▶ _DATA PROVIDED_:
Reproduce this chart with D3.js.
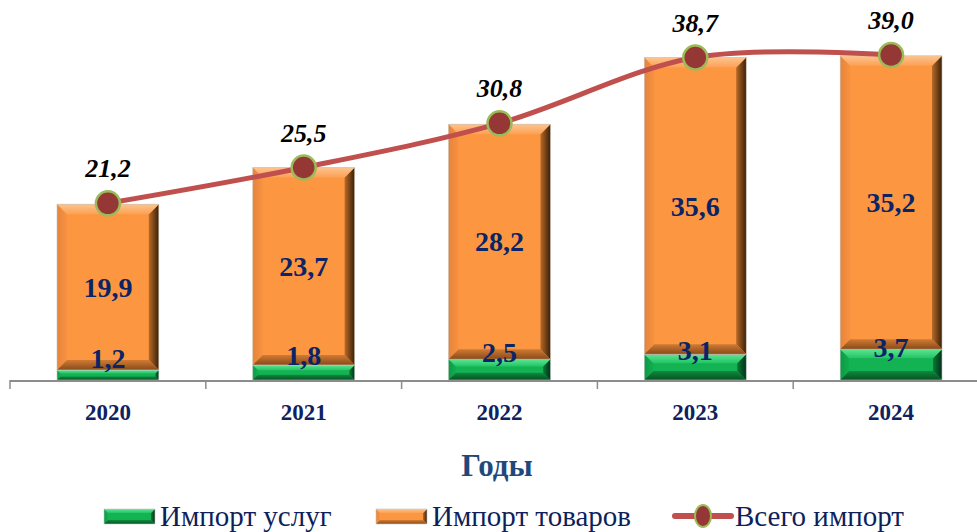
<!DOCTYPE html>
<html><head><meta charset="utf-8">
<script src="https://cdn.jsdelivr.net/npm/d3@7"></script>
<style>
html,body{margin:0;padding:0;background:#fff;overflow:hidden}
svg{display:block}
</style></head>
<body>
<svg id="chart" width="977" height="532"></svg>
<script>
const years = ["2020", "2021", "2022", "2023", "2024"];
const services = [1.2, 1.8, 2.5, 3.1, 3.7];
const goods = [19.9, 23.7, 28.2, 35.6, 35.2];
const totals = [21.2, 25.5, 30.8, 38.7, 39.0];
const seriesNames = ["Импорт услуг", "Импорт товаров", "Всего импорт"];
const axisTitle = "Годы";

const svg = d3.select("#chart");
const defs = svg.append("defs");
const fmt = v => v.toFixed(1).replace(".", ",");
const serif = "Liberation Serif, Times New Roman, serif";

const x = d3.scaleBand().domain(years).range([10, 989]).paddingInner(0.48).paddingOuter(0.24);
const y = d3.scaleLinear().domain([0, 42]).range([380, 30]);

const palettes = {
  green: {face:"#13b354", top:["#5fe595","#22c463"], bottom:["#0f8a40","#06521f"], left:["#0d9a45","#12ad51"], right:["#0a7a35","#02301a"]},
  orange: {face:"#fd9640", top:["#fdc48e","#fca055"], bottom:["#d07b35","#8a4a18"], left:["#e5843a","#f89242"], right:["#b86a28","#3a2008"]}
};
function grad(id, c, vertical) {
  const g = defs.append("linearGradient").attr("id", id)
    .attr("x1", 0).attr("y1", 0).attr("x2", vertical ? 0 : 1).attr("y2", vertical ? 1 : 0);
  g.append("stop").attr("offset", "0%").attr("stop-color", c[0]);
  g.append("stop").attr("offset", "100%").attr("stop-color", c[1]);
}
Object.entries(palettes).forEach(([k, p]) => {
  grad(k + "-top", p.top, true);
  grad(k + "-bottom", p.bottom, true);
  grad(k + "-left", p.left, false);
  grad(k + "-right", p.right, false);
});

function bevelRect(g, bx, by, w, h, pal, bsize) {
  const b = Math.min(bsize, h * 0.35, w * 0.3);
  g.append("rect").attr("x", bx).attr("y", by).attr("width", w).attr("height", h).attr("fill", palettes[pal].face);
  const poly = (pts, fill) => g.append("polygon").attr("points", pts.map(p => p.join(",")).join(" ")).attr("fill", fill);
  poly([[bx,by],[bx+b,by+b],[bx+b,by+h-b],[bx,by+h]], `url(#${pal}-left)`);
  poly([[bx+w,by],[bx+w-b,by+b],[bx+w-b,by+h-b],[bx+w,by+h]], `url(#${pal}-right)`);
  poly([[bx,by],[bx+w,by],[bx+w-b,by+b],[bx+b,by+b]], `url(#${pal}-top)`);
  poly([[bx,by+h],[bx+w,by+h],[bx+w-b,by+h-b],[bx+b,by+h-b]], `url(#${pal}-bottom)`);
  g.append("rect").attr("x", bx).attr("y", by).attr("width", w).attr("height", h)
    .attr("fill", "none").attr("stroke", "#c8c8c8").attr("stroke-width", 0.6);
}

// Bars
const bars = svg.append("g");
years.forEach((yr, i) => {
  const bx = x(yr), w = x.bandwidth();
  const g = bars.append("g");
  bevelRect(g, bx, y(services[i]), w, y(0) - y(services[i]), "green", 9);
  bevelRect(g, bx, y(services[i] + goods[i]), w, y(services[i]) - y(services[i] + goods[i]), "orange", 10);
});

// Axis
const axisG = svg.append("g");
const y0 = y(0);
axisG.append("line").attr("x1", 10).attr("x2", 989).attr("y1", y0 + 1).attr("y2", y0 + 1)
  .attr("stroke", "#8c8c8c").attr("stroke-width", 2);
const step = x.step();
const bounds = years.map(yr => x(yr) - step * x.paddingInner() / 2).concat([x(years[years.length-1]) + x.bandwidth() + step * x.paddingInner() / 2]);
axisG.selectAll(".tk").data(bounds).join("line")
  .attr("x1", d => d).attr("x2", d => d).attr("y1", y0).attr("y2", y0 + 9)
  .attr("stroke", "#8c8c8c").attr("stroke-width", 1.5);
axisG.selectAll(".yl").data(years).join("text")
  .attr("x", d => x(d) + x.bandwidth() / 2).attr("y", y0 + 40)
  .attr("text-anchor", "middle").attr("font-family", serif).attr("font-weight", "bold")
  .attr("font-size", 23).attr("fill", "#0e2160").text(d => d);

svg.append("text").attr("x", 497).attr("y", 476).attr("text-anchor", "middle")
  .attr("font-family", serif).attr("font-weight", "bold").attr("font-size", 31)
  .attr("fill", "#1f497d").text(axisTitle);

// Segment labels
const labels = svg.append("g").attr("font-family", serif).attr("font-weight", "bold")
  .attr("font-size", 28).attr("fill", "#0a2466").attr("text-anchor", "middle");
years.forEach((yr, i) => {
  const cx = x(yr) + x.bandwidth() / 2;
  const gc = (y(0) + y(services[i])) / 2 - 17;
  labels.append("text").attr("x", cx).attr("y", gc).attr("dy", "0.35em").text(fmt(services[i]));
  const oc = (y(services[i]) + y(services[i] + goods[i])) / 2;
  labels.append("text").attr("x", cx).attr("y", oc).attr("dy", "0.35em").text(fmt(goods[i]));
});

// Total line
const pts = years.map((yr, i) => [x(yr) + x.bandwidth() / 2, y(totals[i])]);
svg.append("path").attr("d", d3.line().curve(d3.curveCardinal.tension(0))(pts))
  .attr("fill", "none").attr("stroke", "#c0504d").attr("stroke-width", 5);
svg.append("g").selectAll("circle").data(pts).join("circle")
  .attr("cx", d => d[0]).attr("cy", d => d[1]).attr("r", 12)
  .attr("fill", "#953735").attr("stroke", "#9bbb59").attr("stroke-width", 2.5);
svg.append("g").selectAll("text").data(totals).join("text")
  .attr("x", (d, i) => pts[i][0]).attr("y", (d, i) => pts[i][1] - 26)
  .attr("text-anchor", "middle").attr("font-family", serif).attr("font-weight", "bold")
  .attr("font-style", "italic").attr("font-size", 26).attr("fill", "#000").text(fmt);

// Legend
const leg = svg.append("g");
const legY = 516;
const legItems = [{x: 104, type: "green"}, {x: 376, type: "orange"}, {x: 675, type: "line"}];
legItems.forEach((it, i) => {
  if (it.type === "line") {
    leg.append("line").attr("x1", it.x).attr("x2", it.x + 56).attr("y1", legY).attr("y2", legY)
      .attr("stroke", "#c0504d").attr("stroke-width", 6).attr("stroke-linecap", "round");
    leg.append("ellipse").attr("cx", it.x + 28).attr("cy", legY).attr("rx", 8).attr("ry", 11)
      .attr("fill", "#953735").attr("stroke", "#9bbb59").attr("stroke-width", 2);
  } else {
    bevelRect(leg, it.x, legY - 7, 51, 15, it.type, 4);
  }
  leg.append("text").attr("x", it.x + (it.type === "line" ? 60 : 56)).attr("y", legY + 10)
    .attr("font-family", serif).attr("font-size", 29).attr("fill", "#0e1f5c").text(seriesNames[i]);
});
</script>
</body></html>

▶ _YOUR INSTRUCTIONS_: Write out each line of the listing above, exactly, from its first line to the line holding "Serif, Times New", inclusive. Skip the pictures.

▶ _PROBLEM SOLUTION_:
Reproduce this chart with D3.js.
<!DOCTYPE html>
<html><head><meta charset="utf-8">
<script src="https://cdn.jsdelivr.net/npm/d3@7"></script>
<style>
html,body{margin:0;padding:0;background:#fff;overflow:hidden}
svg{display:block}
</style></head>
<body>
<svg id="chart" width="977" height="532"></svg>
<script>
const years = ["2020", "2021", "2022", "2023", "2024"];
const services = [1.2, 1.8, 2.5, 3.1, 3.7];
const goods = [19.9, 23.7, 28.2, 35.6, 35.2];
const totals = [21.2, 25.5, 30.8, 38.7, 39.0];
const seriesNames = ["Импорт услуг", "Импорт товаров", "Всего импорт"];
const axisTitle = "Годы";

const svg = d3.select("#chart");
const defs = svg.append("defs");
const fmt = v => v.toFixed(1).replace(".", ",");
const serif = "Liberation Serif, Times New Roman, serif";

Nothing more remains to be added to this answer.